Technical analysis of a real compromise: how a misconfigured Docker setup combined with a critical flaw in Umami v2 allowed the injection of a cryptominer.
The Accidental Exposure: The Trap of Port 3000
In the world of self-hosting, using Docker greatly facilitates the deployment of tools like Umami for web statistics. However, a classic beginner's mistake (or haste) is to map the application port directly to the public interface of the machine. By using a rule like 3000:3000 in your configuration file, you're asking Docker to open this port on all network interfaces, including the internet.
Attackers use automated scanning tools like Shodan or Censys to spot these exposed services. An Umami instance with its port open in this way becomes an immediate target. Once access is gained, the attacker can exploit the service's weaknesses to inject commands and gain control of the container, and potentially the underlying Linux host.
The Critical Umami v2 Flaw
Beyond mere network exposure, the Umami v2 application suffered from critical documented vulnerabilities, notably injection and authentication bypass issues (as discussed on the Umami GitHub). These flaws allow a remote attacker to execute arbitrary code on the server without even needing a valid account.

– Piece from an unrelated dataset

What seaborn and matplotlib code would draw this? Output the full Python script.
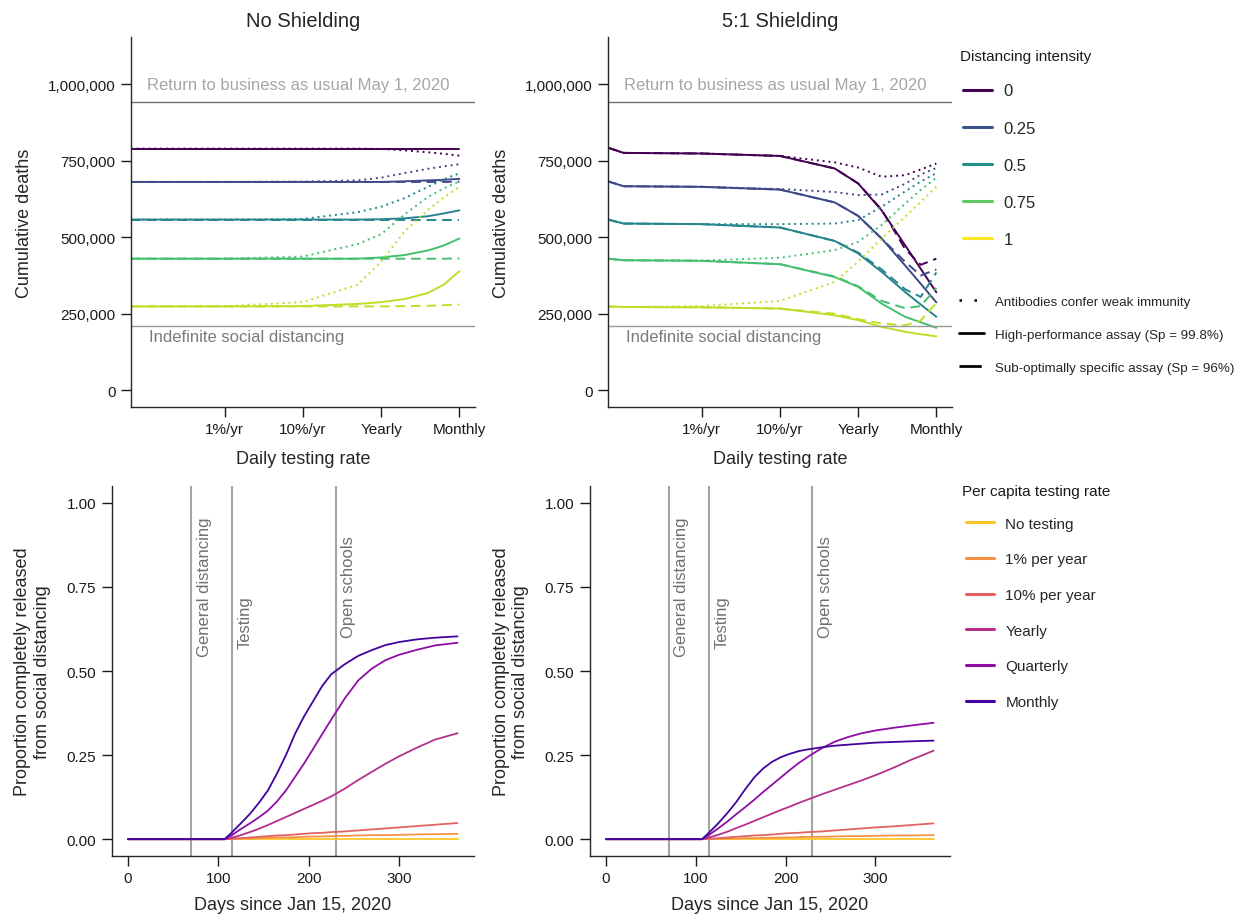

This is the ideal entry point for a botnet.
The flaw often exploits a lack of validation of user input or environment variables during application initialization. In the case of Umami v2, a well-formatted malicious request can force the Node.js server to execute a shell script, thus launching the infection chain that leads to the deployment of cryptocurrency mining tools without the owner's knowledge.
The Malicious Script and Cryptominer Infection
The attack follows a well-known pattern of cryptomining botnets. The first stage involves downloading a discreet shell script, often disguised under an innocuous filename like .win.txt or cron.sh in the /tmp directory. This folder is favored by hackers because it's almost always writable for all system users, including those with restricted privileges.

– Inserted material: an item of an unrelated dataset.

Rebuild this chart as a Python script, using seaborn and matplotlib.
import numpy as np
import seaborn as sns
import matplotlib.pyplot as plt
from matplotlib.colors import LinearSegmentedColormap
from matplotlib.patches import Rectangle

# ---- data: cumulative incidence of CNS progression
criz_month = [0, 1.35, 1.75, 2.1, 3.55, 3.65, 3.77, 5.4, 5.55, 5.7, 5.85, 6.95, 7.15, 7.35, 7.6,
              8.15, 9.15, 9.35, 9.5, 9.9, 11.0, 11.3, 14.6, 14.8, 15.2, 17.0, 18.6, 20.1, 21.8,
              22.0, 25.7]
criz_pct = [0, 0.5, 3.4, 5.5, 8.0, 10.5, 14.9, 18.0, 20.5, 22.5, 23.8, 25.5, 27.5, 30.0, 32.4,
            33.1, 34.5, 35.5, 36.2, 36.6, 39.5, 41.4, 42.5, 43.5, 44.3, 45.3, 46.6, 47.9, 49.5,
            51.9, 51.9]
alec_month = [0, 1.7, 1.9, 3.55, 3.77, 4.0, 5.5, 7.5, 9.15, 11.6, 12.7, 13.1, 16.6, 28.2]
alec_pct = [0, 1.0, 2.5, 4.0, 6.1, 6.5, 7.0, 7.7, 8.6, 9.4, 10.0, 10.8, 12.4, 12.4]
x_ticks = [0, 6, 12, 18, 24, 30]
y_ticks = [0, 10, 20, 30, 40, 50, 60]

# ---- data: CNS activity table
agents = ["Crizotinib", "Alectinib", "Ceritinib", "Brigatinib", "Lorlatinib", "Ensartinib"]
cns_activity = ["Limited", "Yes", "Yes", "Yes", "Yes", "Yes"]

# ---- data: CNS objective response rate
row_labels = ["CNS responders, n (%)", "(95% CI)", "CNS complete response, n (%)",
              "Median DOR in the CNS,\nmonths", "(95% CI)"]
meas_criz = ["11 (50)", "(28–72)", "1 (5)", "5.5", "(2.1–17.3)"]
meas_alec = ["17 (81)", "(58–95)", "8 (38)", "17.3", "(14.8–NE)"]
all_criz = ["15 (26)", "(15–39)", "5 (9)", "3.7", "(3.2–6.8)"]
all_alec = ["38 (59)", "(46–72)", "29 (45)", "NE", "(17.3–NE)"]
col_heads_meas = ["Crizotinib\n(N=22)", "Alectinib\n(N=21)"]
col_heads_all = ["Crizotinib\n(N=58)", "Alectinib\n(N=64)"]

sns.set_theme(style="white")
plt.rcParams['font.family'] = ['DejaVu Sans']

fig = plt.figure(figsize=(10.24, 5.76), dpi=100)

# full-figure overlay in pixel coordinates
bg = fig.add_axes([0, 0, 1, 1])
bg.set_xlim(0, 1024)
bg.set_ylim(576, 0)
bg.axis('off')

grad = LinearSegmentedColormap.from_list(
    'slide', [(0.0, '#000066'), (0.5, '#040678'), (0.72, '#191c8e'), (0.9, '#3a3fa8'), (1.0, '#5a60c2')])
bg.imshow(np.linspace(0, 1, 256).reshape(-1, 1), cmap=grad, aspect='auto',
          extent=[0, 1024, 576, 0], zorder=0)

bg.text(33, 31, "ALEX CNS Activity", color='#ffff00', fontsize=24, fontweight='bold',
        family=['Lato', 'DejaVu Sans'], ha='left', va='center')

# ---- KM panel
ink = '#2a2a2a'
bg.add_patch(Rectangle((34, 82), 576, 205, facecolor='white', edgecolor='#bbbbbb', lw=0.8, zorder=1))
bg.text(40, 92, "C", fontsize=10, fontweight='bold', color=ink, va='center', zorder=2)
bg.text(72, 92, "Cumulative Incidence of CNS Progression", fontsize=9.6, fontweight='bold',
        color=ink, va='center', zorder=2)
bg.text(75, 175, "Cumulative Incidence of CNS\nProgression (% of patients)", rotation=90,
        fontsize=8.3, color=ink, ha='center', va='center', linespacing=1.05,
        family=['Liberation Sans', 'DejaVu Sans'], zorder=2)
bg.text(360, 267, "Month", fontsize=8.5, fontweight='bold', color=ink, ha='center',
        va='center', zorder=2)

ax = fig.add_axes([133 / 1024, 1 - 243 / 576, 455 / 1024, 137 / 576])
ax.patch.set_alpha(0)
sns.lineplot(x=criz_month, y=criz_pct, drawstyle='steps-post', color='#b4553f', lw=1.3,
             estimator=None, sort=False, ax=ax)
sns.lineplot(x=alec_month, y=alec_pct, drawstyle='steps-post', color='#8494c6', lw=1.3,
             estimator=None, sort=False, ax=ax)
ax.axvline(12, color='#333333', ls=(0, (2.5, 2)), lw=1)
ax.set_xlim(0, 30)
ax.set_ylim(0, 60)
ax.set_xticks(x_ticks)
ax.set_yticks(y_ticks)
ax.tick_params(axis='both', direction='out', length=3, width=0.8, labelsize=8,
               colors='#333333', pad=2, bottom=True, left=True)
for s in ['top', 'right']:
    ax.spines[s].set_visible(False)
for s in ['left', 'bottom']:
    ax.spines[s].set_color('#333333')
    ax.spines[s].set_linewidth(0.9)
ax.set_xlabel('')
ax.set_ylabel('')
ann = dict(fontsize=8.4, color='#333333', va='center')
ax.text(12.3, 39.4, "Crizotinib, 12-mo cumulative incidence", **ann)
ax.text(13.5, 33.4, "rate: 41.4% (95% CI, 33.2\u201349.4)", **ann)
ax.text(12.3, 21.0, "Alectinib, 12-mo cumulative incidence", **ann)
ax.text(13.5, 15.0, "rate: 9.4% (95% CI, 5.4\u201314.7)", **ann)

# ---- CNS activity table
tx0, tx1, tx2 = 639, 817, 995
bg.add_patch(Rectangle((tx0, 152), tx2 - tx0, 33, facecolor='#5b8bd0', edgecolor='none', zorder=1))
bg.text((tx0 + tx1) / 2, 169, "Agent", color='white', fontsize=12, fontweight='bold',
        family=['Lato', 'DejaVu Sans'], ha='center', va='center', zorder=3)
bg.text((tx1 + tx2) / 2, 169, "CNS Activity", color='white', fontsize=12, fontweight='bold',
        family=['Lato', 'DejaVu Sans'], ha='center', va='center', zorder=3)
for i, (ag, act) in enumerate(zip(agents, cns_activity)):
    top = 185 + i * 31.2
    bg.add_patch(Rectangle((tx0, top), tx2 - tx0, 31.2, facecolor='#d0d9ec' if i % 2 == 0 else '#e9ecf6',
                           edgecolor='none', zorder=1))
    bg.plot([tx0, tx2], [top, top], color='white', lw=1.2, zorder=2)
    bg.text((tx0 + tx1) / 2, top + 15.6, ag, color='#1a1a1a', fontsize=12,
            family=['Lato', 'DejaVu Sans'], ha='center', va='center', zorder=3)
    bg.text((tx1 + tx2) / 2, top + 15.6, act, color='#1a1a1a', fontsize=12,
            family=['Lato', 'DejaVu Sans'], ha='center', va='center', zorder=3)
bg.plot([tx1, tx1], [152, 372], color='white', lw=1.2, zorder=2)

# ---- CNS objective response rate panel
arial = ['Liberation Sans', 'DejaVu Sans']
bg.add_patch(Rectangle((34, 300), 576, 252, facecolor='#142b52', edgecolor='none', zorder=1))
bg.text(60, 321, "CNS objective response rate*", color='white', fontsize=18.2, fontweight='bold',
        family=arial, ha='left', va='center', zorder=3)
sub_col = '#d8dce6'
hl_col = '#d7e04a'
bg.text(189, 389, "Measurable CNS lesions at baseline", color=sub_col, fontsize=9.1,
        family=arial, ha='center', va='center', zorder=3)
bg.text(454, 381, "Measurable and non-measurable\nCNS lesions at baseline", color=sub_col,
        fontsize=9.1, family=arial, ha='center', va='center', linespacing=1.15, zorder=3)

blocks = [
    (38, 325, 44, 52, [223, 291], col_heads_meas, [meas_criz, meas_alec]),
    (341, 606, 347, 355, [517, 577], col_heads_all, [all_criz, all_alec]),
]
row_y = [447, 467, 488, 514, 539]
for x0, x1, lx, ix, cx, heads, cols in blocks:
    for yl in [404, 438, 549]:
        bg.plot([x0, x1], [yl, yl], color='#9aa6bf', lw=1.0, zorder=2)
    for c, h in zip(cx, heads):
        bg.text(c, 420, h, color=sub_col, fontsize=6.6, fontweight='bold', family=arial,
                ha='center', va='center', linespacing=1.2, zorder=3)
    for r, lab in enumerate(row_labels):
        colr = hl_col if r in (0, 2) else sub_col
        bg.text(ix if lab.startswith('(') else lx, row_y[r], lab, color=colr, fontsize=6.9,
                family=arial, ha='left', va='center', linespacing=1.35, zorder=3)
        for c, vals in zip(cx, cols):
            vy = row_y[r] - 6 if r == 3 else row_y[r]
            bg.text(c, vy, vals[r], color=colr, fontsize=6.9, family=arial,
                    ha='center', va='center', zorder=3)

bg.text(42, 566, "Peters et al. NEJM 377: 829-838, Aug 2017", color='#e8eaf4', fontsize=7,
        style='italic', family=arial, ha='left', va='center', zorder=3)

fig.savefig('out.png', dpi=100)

This script has several missions: to disable local firewalls, remove any rival miners already installed by other groups, and finally download the final payload. In this scenario, it's a miner named javae, an optimized binary to exploit the machine's CPU (Central Processing Unit) at 100%. This malware uses the Stratum protocol to communicate with mining pools like pool.hashvault.pro, draining your resources for the attacker's benefit.
Securing Docker: Best Practices
To avoid this situation from happening again, the golden rule is to never expose an application port directly to the internet. You must force Docker to listen only on the local loopback interface (localhost). Thus, only an internal service like a reverse proxy can communicate with your application, filtering malicious requests along the way.
# Bad practice
ports:
- "3000:3000"
# Good practice (Listen only locally)
ports:
- "127.0.0.1:3000:3000"In addition to this configuration, installing a firewall like UFW on the host and using a reverse proxy (Nginx Proxy Manager, Traefik, or Caddy) allows you to add an essential layer of protection. These tools not only manage SSL/TLS encryption but also enable you to add basic authentication or IP whitelisting before accessing the Umami interface.
Conclusion and Resources
The incident is an excellent cybersecurity lesson. Removing the infected container is the first step, but cleaning up temporary directories and checking for the absence of persistent SSH keys or suspicious cron jobs are just as crucial. A compromised machine should be treated with utmost suspicion, as attackers often leave backdoors.
I might have lost some CPU cycles, but somewhere in the world (North Korea ), a hacker could have bought a coffee, and for not securing my port 3000, I inadvertently contributed to the international economy.
Always keep your Docker images up to date to benefit from the latest security patches and monitor your resource consumption via tools like htop to detect any unusual behavior. To deepen your knowledge on securing containerized environments, you can consult the Docker Documentation or the guides from the OWASP.